Metadata-Version: 2.1
Name: pubmedtools
Version: 0.0.0.0
Summary: Pubmed Tools (pubmedtools) package provides functions forsearching and retrieving articles from the PubMed databaseusing Biopython and NCBI Entrez Direct.
Home-page: https://github.com/diogomachado-bioinfo/pubmedtools
Author: Diogo de J. S. Machado
Author-email: diogomachado.bioinfo@gmail.com
License: BSD-3-Clause
Description-Content-Type: text/markdown

# Pubmed Tools (pubmedtools)
Pubmed Tools (pubmedtools) package provides functions for searching and
retrieving articles from the PubMed database using Biopython and NCBI Entrez
Direct. This is not an official NCBI library and has no direct affiliation
with the organization.

---
# Features

## PubMed Tools (biotext.pubmedtoos)
- `aminocode.pubmed_search_biopython`: Searches the PubMed database using a
                                       given term.
- `aminocode.pubmed_search_edirect`: Searches the PubMed database using the
                                     Entrez
                                           Direct tool.
- `aminocode.prepare_edirect_folder`: Prepares the Entrez Direct folder for use
                                      with the pubmed_search_edirect function.

## Word Embedding Tools (biotext.wordembtools)
- `wordembtools.WordEmbedding`: A class for generating word embeddings from a
                                        collection of texts.

---
# Installation
You can install Pubmed Tools using pip:

    pip install pubmedtools

---
# Functions

## pubmedtools

---
### pubmedtools.pubmed_search_biopython
Searches the PubMed database using a given term and retrieves the abstract,
title, publication date, authors, MeSH terms, and other terms related to each
article. This function use the Bio.Entrez package from Biopython. The search is
limited to 10,000 results.

**Parameters**

- term : str
    - The search term to be used in the query.
- email : str, optional
    - Email address to be used in case the Entrez server needs to contact you.
- api_key : str, optional
    - API key to access the Entrez server.
- batch_size : int, optional
    - Number of articles to be downloaded per iteration. Default is 1000.
- verbose : bool, optional
    - Whether to print progress messages. Default is True.

**Returns**

- pandas.DataFrame
    - A DataFrame with columns 'pmid', 'ti', 'ab', 'fau', 'dp', 'mh', and 'ot'.
    - Each row contains information related to a single article retrieved from
    the search term query.

**Raises**

Exception
    - If the search returns more than 10,000 results, which is the limit of
    this function.
    In this case, the user should use the `pubmed_search_edirect` function.

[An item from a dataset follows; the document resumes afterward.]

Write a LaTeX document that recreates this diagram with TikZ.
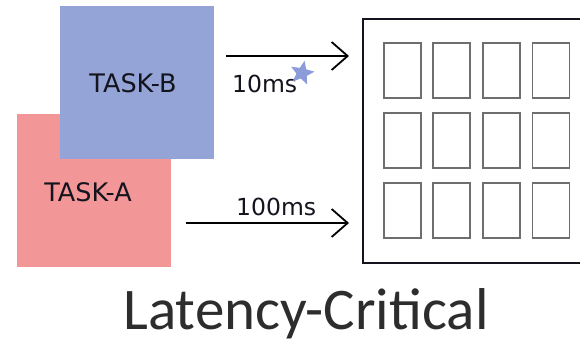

### pubmedtools.pubmed_search_edirect
Searches the PubMed database using a given term and retrieves the abstract,
title, publication date, authors, MeSH terms, and other terms related to each
article. This function use the official NCBI Entrez Direct tool.

**Parameters**

- query : str
    - The query to be searched in PubMed.
- api_key : str, optional
    - The NCBI API key. If not provided, the search will be performed without
    the API key.

**Returns**

- pandas.DataFrame
    - A pandas DataFrame containing the search results.

**Notes**

- This function works with Linux and Windows systems using WSL (Windows
Subsystem for Linux).

**Raises**

- Exception
    - If the operating system is not recognized.

### pubmedtools.prepare_edirect_folder
Function to prepare the edirect folder for pubmed_search_edirect.

Checks if the edirect folder exists and contains the necessary files.
If not, it downloads and extracts the required files into the edirect folder.